▶ [Written problem]
Return, exactly as written, the lines that start at the one holding "Generate a Python" and end at the one holding "deso = [10.05, 2.68, 6.1, 9.45, 5.05, 7.1, 8.12]", with both of those lines kept. Skip any pictures.

▶ [Records for the task]

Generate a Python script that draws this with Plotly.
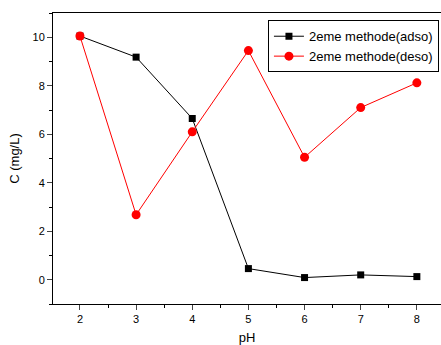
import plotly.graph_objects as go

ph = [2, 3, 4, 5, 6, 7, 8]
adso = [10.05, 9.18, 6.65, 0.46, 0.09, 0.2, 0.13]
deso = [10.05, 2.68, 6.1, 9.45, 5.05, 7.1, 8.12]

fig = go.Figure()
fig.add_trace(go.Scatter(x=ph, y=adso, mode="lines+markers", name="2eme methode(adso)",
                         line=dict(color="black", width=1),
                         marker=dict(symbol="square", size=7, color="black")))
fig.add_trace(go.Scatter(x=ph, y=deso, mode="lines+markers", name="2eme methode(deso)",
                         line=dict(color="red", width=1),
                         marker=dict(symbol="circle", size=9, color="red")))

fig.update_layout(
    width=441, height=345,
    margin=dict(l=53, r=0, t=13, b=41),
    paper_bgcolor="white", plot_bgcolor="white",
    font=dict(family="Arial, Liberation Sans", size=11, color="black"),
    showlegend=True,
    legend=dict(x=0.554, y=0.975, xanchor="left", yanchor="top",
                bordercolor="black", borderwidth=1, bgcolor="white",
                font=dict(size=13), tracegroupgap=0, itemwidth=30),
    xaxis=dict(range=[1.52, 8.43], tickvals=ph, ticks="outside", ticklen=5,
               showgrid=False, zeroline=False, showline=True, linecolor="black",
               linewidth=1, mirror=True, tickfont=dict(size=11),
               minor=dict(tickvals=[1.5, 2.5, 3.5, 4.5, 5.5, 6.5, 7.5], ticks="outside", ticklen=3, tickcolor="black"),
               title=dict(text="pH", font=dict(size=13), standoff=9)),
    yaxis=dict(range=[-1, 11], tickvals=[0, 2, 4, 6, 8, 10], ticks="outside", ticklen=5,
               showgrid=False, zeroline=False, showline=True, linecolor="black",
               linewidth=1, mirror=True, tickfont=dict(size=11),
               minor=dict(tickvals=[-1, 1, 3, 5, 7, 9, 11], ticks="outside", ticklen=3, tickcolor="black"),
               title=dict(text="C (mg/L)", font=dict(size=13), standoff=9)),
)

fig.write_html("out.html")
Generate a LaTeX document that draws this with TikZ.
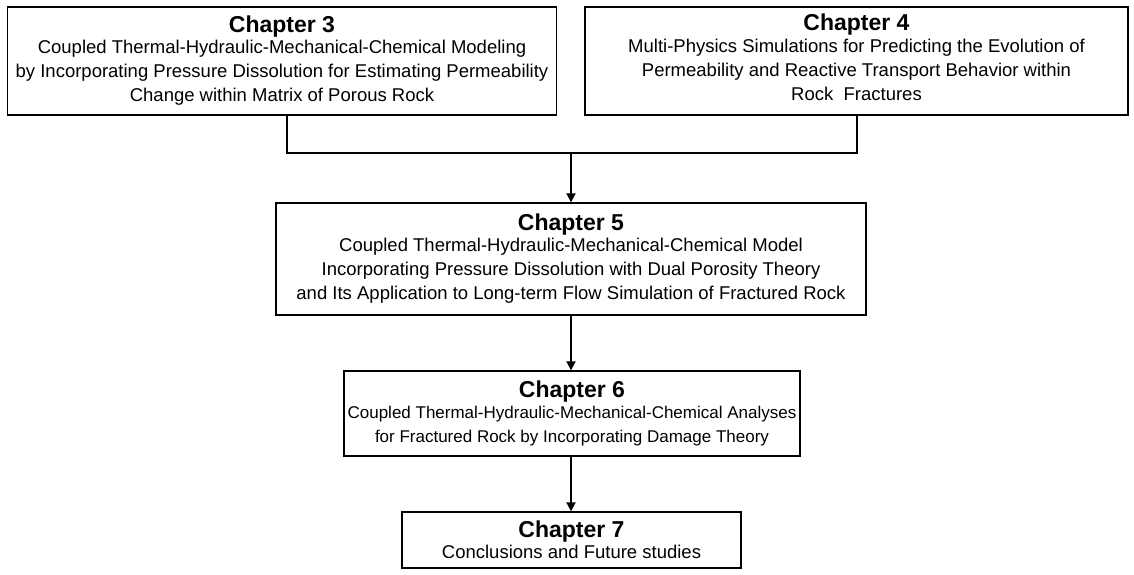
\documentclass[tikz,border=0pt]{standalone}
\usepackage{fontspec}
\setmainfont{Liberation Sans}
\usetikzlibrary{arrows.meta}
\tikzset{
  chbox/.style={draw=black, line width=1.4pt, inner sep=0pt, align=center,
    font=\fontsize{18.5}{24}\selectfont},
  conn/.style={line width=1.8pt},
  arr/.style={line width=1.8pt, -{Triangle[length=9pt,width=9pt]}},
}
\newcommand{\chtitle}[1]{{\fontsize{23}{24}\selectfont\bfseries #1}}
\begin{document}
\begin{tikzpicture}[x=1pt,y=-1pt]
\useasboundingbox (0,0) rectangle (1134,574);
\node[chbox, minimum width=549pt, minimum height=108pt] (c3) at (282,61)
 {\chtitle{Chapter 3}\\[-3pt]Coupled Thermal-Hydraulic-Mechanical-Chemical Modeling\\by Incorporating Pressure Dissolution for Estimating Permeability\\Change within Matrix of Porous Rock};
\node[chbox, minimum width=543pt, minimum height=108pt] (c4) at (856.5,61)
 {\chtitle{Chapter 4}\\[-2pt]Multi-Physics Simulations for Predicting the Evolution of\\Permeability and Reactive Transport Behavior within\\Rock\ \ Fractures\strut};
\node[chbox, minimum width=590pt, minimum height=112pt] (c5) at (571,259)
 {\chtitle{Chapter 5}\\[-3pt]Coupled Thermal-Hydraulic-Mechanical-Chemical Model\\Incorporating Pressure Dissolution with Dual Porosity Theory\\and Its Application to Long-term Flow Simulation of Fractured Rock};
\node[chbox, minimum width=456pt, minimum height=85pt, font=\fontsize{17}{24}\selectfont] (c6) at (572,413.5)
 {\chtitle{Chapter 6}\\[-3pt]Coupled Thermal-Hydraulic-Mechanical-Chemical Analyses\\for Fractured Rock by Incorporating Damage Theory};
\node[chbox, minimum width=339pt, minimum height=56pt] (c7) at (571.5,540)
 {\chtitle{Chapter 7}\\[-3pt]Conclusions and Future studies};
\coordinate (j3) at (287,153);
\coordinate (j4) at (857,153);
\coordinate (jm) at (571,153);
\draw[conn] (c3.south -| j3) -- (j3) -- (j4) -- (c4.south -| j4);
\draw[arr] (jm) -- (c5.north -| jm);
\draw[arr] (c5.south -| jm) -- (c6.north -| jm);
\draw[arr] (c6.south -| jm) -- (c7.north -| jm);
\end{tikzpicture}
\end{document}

==

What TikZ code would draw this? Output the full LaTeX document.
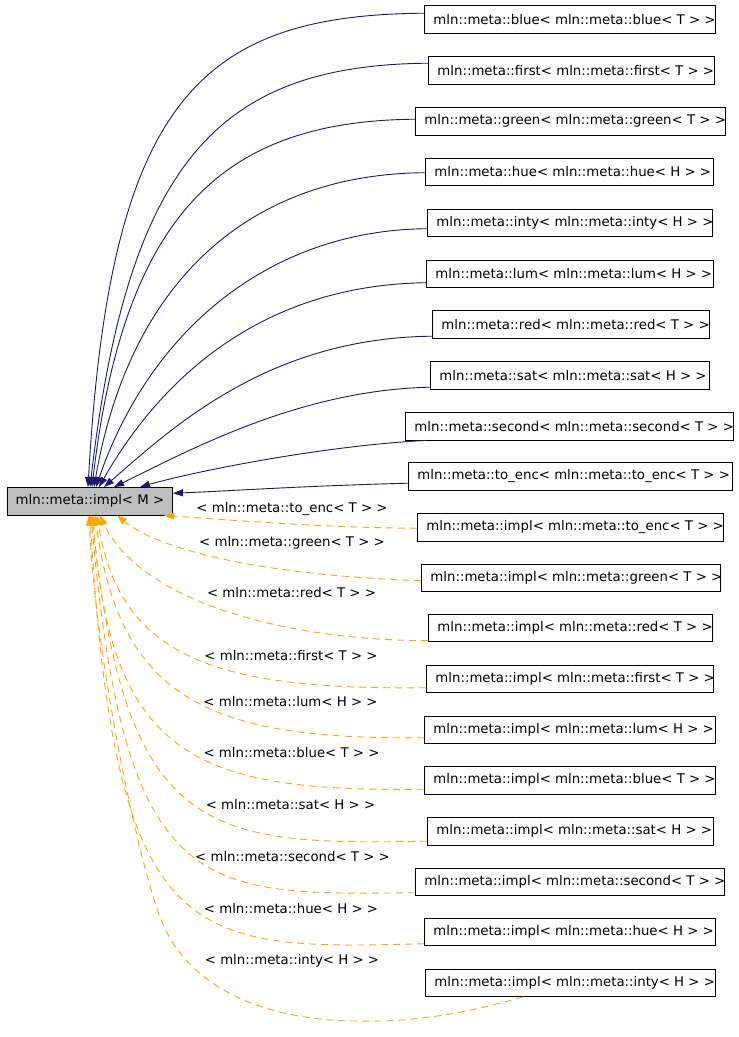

▶ [The output]
Generate a Python script that draws this with Plotly.
import plotly.graph_objects as go

ph = [2, 3, 4, 5, 6, 7, 8]
adso = [10.05, 9.18, 6.65, 0.46, 0.09, 0.2, 0.13]
deso = [10.05, 2.68, 6.1, 9.45, 5.05, 7.1, 8.12]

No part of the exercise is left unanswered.